Meer weten over Portret van een goudsmid
Als je in de vijftiende eeuw een portret van jezelf liet schilderen, was dat meestal als deelnemer aan een bijbelverhaal, of op zijn minst in devotie knielend als toeschouwer op een zijpaneel: je welstand had je tenslotte te danken aan je vroomheid en rechtschapenheid. Maar ineens was het niet fout meer om een werelds portret van jezelf te laten schilderen. Een belangrijke trendsetter was het portret dat Jan van Eyk van Jan de Leeuw schilderde. Andere Vlaamse schilders volgden in dit genre: onder andere Hans Memling, en Jan Gossaert en Quinten Metsys in Leuven. 
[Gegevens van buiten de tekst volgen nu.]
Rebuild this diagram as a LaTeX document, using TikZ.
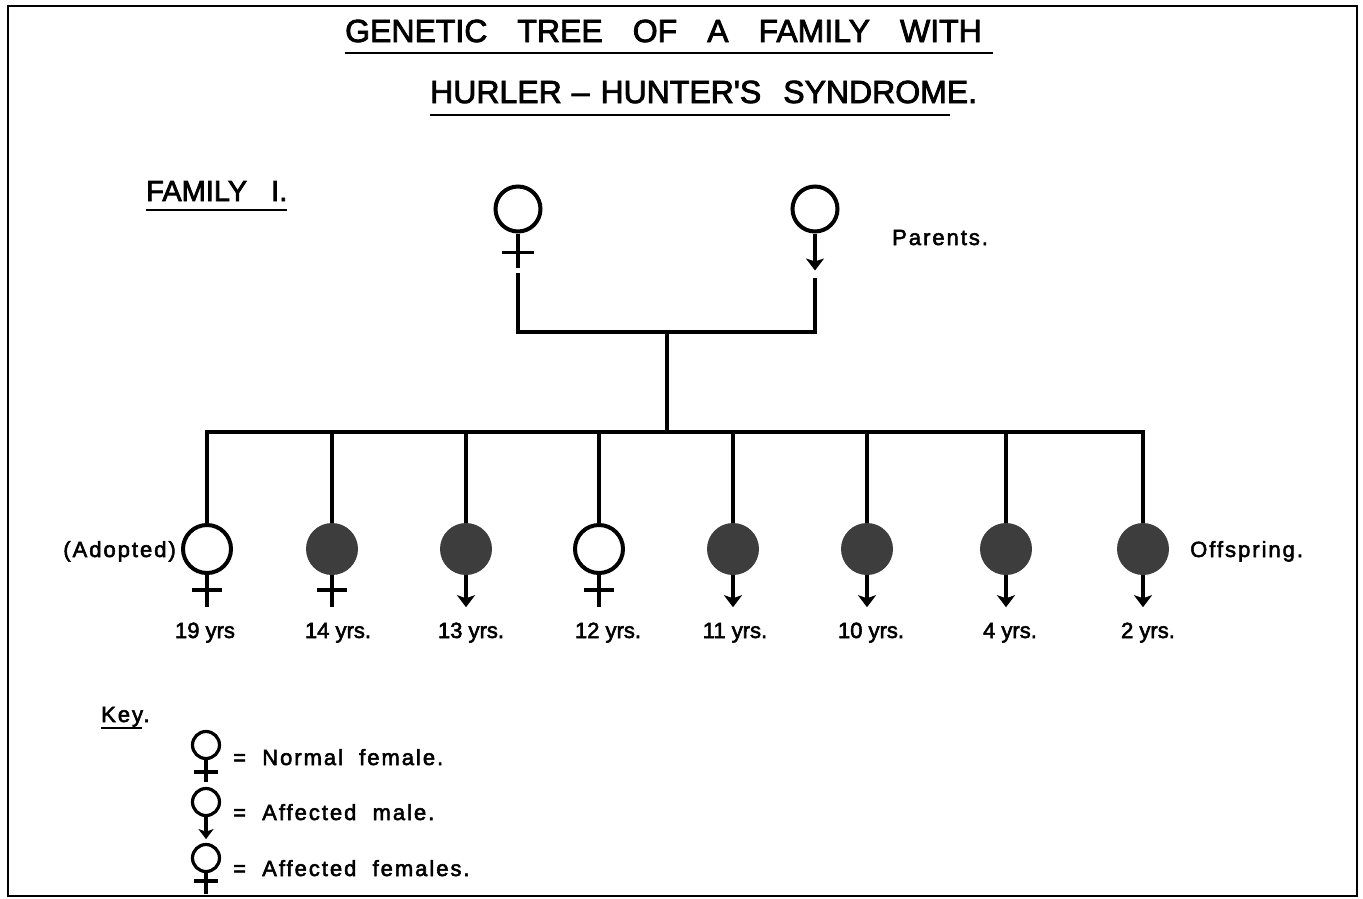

In 1640 had de Antwerpse schilder Rubens dit schilderijtje vermoedelijk in zijn privé collectie, waar hij de ‘marchand de joyaux’ (handelaar in juwelen) toeschreef aan Quinten Metsys. Maar deze Jacobus Cnoop de jongere is niemand anders dan de schoonvader van Gerard David. David trouwde rond 1498 (zijn magnum opus opgeleverd, zijn declaratie ontvangen) met Cornelia Cnoop, maar de exacte datum is niet bekend. Rond die tijd heeft hij ook dit portret geschilderd, volgens kunsthistorici mede te dateren aan de mode van zijn tijd (manchetten, sieraden met cabochons) en aan zijn eretekenen als deken van het goudsmedengilde en lid van de gemeenteraad. Er is geen contract voor het maken van dit schilderij gevonden en dat is ook eigenlijk niet raar: met je (aanstaande) schoonvader is een mondelinge overeenkomst logisch. Toen Jacobus overleed, moesten Gerard en Cornelia wel de boedel van Jacobus opruimen, en ze hebben het schilderijtje vermoedelijk op een vendutie verkocht. Het is door meerdere handen gegaan, en het hangt nu in het Kunsthistorisches museum in Wenen.